:: DATASET ENTRIES

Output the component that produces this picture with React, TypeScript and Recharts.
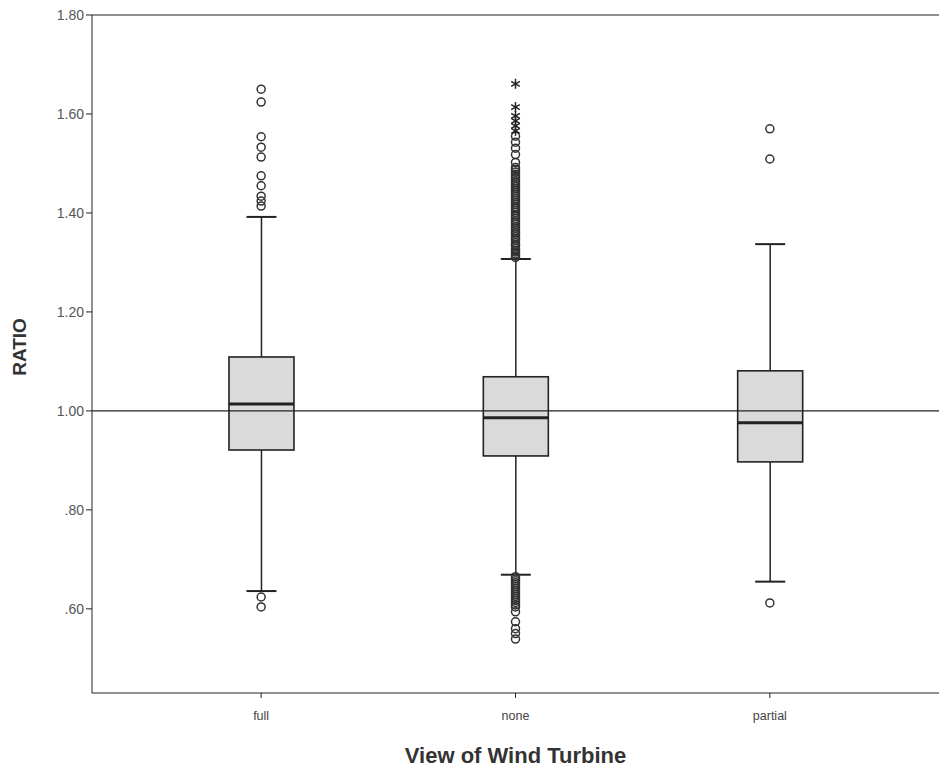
import { ComposedChart, Bar, Scatter, XAxis, YAxis, ReferenceLine } from "recharts";

// box plot of RATIO by view of the wind turbine
const categories = ["full", "none", "partial"];
const positions = [1, 2, 3];
const whiskerLow = [0.636, 0.669, 0.655];
const q1 = [0.921, 0.909, 0.897];
const median = [1.014, 0.986, 0.976];
const q3 = [1.109, 1.069, 1.081];
const whiskerHigh = [1.392, 1.307, 1.337];

const yTicks = [0.6, 0.8, 1.0, 1.2, 1.4, 1.6, 1.8];

// outliers (circles) and extremes (asterisks)
const fullOutliers = [1.65, 1.624, 1.554, 1.533, 1.513, 1.475, 1.455, 1.434, 1.424, 1.414, 0.624, 0.604];
const noneOutliers = [
  1.31, 1.313, 1.317, 1.321, 1.324, 1.328, 1.333, 1.336, 1.34, 1.345, 1.348, 1.352, 1.357, 1.36,
  1.364, 1.369, 1.372, 1.377, 1.381, 1.384, 1.389, 1.393, 1.396, 1.401, 1.405, 1.409, 1.412, 1.417,
  1.421, 1.425, 1.429, 1.433, 1.437, 1.441, 1.445, 1.449, 1.453, 1.457, 1.461, 1.465, 1.47, 1.474,
  1.478, 1.483, 1.488, 1.492, 1.502, 1.518, 1.531, 1.543, 1.555,
  0.665, 0.661, 0.657, 0.653, 0.649, 0.645, 0.641, 0.637, 0.633, 0.629, 0.625, 0.621, 0.617, 0.613,
  0.608, 0.604, 0.594, 0.574, 0.56, 0.55, 0.539,
];
const noneExtremes = [1.661, 1.614, 1.596, 1.586, 1.576, 1.566];
const partialOutliers = [1.57, 1.509, 0.612];

const boxData = categories.map((name, i) => ({
  name,
  pos: positions[i],
  range: [whiskerLow[i], whiskerHigh[i]],
  lo: whiskerLow[i],
  q1: q1[i],
  med: median[i],
  q3: q3[i],
  hi: whiskerHigh[i],
}));

const circleData = [
  ...fullOutliers.map((v) => ({ pos: positions[0], val: v })),
  ...noneOutliers.map((v) => ({ pos: positions[1], val: v })),
  ...partialOutliers.map((v) => ({ pos: positions[2], val: v })),
];
const starData = noneExtremes.map((v) => ({ pos: positions[1], val: v }));

const INK = "#222";

const BoxShape = (props: any) => {
  const { x, y, width, height, payload } = props;
  if (x == null || y == null) return null;
  const top = Math.min(y, y + height);
  const h = Math.abs(height);
  const { lo, q1, med, q3, hi } = payload;
  const py = (v: number) => top + ((hi - v) / (hi - lo)) * h;
  const cx = x + width / 2;
  const cap = 15;
  return (
    <g>
      <line x1={cx} x2={cx} y1={py(hi)} y2={py(q3)} stroke={INK} strokeWidth={1.5} />
      <line x1={cx} x2={cx} y1={py(q1)} y2={py(lo)} stroke={INK} strokeWidth={1.5} />
      <line x1={cx - cap} x2={cx + cap} y1={py(hi)} y2={py(hi)} stroke={INK} strokeWidth={2} />
      <line x1={cx - cap} x2={cx + cap} y1={py(lo)} y2={py(lo)} stroke={INK} strokeWidth={2} />
      <rect x={x} y={py(q3)} width={width} height={py(q1) - py(q3)} fill="#dadada" stroke={INK} strokeWidth={1.6} />
      <line x1={x} x2={x + width} y1={py(med)} y2={py(med)} stroke={INK} strokeWidth={3} />
    </g>
  );
};

const CircleShape = (p: any) => (
  <circle cx={p.cx} cy={p.cy} r={4} fill="none" stroke="#333" strokeWidth={1.5} />
);

const StarShape = (p: any) => {
  const r = 5;
  const spokes = [0, 60, 120];
  return (
    <g stroke="#222" strokeWidth={1.5}>
      {spokes.map((a) => {
        const rad = (a * Math.PI) / 180;
        const dx = r * Math.sin(rad);
        const dy = r * Math.cos(rad);
        return <line key={a} x1={p.cx - dx} y1={p.cy - dy} x2={p.cx + dx} y2={p.cy + dy} />;
      })}
    </g>
  );
};

const fmtY = (v: number) => {
  const s = v.toFixed(2);
  return s.startsWith("0") ? s.slice(1) : s;
};

export default function App() {
  return (
    <div style={{ position: "absolute", left: 0, top: 0, background: "#fff" }}>
      <ComposedChart
        width={939}
        height={772}
        data={boxData}
        margin={{ top: 15, right: 0, bottom: 0, left: 0 }}
        style={{ fontFamily: "'Liberation Sans', Arial, sans-serif" }}
      >
        <XAxis
          dataKey="pos"
          type="number"
          domain={[0.335, 3.665]}
          ticks={positions}
          tickFormatter={(v: number) => categories[positions.indexOf(v)] ?? ""}
          height={79}
          tickSize={5}
          tickMargin={13}
          tick={{ fontSize: 12.5, fill: "#444" }}
          stroke={INK}
          allowDataOverflow
          label={{
            value: "View of Wind Turbine",
            position: "insideBottom",
            offset: 9,
            style: { fontSize: 22, fontWeight: "bold", fill: "#333" },
          }}
        />
        <YAxis
          type="number"
          domain={[0.43, 1.8]}
          ticks={yTicks}
          tickFormatter={fmtY}
          width={92}
          tickSize={6}
          tickMargin={2}
          tick={{ fontSize: 14, fill: "#555" }}
          stroke={INK}
          allowDataOverflow
          label={{
            content: ({ viewBox }: any) => {
              const cy = viewBox.y + viewBox.height / 2 - 7;
              return (
                <text
                  x={19}
                  y={cy}
                  transform={`rotate(-90, 19, ${cy})`}
                  textAnchor="middle"
                  dominantBaseline="central"
                  style={{ fontSize: 19, fontWeight: "bold", fill: "#333" }}
                >
                  RATIO
                </text>
              );
            },
          }}
        />
        <ReferenceLine y={1.8} stroke={INK} strokeWidth={1.2} />
        <Bar dataKey="range" barSize={65} shape={BoxShape} isAnimationActive={false} />
        <ReferenceLine y={1} stroke={INK} strokeWidth={1.4} />
        <Scatter data={circleData} dataKey="val" shape={CircleShape} isAnimationActive={false} />
        <Scatter data={starData} dataKey="val" shape={StarShape} isAnimationActive={false} />
      </ComposedChart>
    </div>
  );
}
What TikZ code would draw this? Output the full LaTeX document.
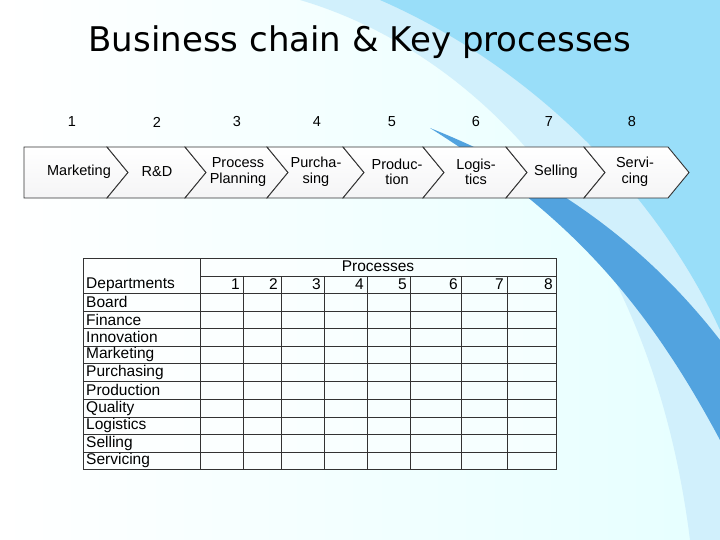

::::

* [GIVEN PROBLEM]: Copy each line of the data that contains the word "Output".

* [RESPONSE]:
Output the component that produces this picture with React, TypeScript and Recharts.
What TikZ code would draw this? Output the full LaTeX document.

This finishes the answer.